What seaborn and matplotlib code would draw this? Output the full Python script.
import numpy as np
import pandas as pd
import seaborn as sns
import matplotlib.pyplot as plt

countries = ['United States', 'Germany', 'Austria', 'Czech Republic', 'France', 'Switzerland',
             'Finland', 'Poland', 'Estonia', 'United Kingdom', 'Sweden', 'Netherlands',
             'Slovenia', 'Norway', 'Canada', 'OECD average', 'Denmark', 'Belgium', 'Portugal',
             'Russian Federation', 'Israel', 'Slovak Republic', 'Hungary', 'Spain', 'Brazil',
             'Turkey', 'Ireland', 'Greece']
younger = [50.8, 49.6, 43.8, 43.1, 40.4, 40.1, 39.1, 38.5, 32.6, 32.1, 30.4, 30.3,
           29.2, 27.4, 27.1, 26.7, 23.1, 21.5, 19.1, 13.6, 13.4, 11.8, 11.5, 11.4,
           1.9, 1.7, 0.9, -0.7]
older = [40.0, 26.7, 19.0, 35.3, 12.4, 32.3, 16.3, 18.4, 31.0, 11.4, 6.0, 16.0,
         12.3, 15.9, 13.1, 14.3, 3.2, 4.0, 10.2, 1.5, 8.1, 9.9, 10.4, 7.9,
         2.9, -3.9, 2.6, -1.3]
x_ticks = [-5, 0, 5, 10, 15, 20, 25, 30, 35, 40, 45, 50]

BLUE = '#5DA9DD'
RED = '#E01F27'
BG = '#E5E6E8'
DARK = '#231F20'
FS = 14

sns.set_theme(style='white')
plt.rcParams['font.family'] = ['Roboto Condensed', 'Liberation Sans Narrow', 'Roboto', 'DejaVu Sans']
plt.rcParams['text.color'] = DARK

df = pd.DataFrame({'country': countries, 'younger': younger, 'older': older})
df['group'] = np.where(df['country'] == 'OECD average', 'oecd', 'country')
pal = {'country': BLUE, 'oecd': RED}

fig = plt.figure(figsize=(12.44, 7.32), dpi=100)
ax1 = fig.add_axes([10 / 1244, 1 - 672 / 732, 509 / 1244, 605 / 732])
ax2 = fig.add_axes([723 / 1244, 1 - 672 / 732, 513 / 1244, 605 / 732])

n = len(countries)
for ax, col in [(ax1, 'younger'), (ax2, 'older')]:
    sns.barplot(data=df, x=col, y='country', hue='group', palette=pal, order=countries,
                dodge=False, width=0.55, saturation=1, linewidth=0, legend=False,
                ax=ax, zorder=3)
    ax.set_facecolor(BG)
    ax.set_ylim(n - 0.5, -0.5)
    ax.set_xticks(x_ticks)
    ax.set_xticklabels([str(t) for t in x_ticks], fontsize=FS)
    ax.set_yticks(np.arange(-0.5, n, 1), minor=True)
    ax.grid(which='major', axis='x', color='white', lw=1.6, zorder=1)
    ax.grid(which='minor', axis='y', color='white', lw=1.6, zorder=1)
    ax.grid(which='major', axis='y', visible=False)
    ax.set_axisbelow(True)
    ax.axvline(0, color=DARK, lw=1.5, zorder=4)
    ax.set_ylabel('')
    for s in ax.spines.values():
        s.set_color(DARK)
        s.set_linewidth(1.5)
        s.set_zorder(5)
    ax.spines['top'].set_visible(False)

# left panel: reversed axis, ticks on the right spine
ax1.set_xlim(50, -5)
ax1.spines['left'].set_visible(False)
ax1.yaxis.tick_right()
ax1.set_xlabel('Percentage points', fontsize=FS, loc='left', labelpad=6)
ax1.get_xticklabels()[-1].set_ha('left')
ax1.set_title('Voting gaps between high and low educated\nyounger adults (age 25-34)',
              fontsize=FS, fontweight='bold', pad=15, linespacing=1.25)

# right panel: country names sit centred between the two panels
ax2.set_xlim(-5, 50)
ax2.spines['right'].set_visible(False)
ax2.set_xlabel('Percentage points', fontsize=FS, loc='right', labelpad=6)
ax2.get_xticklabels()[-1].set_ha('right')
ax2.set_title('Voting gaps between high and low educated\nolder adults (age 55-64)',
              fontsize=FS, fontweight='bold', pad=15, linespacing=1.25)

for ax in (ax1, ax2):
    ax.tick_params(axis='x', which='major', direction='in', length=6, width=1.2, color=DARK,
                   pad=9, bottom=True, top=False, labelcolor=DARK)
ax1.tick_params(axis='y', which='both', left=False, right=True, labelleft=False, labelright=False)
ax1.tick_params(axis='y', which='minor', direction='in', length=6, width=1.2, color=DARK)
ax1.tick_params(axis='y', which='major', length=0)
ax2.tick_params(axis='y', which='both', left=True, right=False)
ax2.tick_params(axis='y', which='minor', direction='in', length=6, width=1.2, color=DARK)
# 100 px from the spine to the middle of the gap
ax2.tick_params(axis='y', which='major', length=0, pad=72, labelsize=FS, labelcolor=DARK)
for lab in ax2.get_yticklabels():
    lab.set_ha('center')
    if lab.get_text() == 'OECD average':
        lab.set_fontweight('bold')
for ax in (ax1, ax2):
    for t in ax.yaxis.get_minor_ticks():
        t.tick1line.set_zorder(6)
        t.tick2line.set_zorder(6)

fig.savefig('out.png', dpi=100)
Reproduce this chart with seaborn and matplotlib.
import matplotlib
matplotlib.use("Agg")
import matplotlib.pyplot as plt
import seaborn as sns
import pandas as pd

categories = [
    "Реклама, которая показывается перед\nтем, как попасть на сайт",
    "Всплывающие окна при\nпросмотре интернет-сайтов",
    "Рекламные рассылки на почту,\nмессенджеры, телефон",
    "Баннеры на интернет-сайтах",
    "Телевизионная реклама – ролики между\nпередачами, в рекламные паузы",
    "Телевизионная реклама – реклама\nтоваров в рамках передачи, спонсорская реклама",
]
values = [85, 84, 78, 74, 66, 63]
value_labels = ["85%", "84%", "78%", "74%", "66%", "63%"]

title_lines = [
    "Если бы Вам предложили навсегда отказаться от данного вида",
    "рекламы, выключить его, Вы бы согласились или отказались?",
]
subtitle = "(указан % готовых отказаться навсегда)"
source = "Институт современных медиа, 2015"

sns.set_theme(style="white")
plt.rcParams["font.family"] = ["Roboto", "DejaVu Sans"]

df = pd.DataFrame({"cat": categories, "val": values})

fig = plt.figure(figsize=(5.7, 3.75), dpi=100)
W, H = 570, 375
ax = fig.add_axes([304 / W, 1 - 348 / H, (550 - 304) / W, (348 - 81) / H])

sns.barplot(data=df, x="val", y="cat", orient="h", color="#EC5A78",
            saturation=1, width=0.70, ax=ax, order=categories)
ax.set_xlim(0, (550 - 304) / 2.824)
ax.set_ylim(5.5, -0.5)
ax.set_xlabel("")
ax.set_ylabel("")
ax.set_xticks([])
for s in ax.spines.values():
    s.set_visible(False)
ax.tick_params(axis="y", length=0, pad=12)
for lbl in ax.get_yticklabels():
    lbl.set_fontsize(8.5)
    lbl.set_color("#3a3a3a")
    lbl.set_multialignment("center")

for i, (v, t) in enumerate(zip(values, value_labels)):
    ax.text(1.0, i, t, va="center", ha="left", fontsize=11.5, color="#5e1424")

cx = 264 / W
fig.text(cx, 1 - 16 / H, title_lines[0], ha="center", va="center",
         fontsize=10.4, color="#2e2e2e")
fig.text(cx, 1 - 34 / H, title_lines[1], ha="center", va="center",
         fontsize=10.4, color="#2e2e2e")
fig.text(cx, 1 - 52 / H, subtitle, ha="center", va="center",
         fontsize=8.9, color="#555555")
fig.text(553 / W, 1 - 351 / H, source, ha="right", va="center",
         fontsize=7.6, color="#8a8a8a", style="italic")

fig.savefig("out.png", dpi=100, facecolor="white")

------------------------

**YOUR TASK**
Only lines that contain the word "this" are wanted; copy each of them.

**COMPLETE ANSWER**
What seaborn and matplotlib code would draw this? Output the full Python script.
Reproduce this chart with seaborn and matplotlib.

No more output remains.